• [WHAT IS ASKED]: Return only the number of lines in the entries below that hold the word "this".
>>>>>
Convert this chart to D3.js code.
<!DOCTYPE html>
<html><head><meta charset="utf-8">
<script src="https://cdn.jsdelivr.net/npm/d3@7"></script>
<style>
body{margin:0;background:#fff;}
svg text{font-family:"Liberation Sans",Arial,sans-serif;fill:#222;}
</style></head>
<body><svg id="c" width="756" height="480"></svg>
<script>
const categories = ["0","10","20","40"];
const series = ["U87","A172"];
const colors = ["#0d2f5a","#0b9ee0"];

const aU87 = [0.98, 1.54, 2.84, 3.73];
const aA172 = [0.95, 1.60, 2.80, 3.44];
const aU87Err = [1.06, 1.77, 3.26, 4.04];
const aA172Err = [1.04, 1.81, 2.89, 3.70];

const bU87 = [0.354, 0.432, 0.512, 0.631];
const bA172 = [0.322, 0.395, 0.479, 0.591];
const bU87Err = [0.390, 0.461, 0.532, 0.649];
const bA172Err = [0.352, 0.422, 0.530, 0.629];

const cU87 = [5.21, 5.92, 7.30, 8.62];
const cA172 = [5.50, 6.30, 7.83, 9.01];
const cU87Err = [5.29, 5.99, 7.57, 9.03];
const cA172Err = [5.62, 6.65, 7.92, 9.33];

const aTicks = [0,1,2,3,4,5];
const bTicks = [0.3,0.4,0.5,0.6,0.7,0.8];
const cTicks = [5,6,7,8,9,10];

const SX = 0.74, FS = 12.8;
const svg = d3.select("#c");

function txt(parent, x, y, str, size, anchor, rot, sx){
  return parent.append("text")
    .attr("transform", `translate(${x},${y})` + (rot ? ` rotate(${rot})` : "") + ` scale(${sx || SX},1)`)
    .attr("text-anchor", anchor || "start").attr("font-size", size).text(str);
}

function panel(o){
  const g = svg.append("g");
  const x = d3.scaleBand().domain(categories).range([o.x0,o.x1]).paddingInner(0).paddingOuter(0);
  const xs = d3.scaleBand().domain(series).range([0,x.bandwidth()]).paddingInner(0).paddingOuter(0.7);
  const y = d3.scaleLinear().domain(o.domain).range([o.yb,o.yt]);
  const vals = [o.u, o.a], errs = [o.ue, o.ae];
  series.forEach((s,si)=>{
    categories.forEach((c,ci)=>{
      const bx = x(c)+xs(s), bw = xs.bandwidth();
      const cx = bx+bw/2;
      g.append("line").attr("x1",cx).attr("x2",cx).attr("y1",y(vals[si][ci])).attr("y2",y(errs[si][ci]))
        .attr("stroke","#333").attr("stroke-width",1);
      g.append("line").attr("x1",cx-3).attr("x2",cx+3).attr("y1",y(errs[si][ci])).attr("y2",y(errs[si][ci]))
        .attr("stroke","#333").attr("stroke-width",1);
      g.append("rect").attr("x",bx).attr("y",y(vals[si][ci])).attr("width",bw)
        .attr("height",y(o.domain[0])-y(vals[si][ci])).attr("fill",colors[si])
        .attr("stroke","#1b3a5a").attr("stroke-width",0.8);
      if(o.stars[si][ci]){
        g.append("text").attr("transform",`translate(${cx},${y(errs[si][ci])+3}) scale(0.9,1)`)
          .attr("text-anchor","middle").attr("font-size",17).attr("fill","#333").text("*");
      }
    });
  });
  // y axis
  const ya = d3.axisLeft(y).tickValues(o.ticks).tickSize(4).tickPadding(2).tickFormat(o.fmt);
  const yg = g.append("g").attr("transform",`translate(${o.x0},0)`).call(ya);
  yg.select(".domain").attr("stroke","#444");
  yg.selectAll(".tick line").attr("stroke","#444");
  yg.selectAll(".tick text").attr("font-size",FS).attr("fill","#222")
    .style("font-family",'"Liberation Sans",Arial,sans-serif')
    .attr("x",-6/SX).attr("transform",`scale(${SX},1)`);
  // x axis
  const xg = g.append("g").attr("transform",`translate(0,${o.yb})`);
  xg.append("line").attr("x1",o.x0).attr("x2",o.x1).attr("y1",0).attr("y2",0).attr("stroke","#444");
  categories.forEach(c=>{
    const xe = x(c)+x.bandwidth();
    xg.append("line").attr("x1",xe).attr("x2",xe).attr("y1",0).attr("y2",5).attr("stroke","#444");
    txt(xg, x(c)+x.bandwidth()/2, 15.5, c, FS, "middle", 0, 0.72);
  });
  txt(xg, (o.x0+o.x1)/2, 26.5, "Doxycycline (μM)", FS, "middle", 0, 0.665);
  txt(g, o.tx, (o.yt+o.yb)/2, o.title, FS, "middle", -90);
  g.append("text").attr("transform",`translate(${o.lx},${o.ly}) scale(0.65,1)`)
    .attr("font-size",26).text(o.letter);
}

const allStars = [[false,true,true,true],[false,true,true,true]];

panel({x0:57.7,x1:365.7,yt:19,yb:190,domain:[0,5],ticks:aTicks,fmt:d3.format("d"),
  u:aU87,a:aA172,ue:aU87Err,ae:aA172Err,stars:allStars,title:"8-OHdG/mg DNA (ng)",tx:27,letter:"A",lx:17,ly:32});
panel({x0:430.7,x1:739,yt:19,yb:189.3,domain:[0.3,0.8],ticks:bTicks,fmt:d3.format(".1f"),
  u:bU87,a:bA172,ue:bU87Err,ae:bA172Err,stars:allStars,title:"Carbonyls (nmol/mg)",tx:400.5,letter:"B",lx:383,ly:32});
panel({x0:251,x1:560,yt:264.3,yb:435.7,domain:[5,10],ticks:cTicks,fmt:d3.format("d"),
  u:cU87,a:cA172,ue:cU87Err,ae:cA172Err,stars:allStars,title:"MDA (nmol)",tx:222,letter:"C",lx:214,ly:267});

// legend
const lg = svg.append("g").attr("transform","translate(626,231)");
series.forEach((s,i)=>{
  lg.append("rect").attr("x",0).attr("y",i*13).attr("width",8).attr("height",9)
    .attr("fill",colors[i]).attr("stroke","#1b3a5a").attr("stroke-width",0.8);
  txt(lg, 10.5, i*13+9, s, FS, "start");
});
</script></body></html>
<<<<<
>>>>>
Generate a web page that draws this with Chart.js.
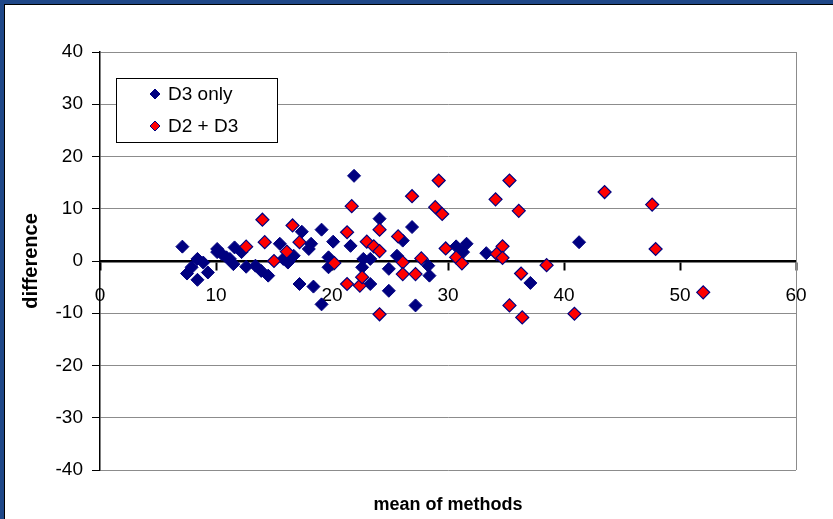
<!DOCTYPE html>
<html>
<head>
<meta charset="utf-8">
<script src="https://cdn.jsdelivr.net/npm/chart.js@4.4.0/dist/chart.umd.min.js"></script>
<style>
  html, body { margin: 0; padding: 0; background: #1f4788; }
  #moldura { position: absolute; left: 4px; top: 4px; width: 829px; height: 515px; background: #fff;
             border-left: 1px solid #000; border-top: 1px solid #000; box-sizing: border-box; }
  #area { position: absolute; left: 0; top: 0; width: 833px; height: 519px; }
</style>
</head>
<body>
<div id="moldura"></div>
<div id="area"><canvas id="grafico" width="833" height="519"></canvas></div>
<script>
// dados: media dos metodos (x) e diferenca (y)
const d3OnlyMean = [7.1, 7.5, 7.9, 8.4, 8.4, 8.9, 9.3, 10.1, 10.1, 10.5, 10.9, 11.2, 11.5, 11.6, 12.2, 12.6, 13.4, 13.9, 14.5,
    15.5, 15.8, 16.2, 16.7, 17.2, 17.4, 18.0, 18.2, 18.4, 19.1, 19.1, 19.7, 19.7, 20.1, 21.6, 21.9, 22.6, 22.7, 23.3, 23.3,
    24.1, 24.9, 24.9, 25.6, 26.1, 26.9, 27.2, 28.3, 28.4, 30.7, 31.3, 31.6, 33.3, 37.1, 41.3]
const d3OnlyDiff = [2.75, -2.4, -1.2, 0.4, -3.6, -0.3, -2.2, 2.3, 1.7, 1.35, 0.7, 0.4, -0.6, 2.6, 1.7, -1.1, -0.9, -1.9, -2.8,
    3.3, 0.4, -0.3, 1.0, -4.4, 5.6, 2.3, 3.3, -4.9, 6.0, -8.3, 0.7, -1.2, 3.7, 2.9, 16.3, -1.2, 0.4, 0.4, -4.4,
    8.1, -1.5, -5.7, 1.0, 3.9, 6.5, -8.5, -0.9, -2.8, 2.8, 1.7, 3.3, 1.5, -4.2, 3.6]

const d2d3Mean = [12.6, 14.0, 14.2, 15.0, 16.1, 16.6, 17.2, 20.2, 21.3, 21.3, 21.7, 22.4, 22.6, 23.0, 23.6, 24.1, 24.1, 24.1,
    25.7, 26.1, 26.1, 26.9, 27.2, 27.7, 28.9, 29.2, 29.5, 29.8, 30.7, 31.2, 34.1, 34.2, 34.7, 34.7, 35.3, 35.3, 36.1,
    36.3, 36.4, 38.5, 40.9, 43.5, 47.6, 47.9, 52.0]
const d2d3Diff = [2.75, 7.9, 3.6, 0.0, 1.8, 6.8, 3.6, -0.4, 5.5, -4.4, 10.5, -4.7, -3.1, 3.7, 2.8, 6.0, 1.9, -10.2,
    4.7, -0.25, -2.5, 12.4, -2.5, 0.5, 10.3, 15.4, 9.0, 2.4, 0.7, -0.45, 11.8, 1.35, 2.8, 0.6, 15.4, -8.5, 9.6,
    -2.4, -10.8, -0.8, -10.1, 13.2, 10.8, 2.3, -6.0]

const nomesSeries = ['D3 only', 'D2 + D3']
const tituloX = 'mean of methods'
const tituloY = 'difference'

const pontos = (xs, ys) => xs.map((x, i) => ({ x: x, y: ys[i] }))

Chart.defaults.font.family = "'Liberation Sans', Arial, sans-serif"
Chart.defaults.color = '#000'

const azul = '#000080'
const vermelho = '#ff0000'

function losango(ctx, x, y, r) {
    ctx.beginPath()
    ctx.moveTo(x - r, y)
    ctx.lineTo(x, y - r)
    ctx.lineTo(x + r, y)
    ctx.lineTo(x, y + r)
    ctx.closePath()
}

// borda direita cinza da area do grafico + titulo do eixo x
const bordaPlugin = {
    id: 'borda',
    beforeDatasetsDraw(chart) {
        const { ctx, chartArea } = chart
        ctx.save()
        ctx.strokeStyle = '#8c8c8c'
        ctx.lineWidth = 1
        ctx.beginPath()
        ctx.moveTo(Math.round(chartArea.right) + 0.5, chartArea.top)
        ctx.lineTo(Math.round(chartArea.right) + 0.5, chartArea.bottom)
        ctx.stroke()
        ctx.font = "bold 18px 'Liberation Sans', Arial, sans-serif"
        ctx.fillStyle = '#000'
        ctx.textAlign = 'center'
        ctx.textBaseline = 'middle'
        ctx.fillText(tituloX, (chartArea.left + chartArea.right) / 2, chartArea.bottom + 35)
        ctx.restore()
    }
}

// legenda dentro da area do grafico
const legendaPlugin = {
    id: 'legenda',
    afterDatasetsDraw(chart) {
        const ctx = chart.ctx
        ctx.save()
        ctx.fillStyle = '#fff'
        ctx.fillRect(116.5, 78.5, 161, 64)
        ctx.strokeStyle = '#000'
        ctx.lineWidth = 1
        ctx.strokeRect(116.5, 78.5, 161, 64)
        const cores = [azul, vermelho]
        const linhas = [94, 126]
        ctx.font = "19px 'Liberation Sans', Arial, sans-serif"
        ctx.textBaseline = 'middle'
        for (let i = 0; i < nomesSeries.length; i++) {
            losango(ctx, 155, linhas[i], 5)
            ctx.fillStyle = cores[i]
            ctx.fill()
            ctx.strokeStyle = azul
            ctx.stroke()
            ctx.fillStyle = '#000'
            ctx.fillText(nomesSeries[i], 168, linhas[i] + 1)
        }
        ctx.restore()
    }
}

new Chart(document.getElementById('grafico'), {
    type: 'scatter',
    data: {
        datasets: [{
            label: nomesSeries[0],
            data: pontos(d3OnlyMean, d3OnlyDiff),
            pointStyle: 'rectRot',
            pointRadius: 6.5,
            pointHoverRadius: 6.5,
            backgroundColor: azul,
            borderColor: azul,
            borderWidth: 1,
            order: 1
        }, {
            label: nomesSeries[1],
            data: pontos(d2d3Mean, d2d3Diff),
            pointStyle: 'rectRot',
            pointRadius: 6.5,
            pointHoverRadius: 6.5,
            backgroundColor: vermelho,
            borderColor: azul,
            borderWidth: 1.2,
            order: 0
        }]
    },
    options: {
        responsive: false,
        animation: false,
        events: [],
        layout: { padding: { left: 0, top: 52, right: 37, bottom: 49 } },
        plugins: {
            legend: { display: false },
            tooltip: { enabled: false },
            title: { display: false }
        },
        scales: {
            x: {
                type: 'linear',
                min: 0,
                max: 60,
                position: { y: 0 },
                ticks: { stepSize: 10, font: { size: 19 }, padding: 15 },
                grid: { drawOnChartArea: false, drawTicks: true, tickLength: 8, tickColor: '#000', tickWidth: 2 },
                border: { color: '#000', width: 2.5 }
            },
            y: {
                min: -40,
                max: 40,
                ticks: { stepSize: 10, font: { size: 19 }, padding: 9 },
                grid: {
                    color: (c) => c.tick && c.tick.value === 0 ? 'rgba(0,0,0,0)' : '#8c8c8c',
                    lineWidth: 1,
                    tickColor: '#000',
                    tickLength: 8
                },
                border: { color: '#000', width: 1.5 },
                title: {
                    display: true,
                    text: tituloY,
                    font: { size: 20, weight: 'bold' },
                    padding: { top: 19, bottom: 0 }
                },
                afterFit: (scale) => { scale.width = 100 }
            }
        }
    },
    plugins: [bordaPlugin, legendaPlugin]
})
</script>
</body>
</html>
<<<<<
• [COMPLETE OUTPUT]: 2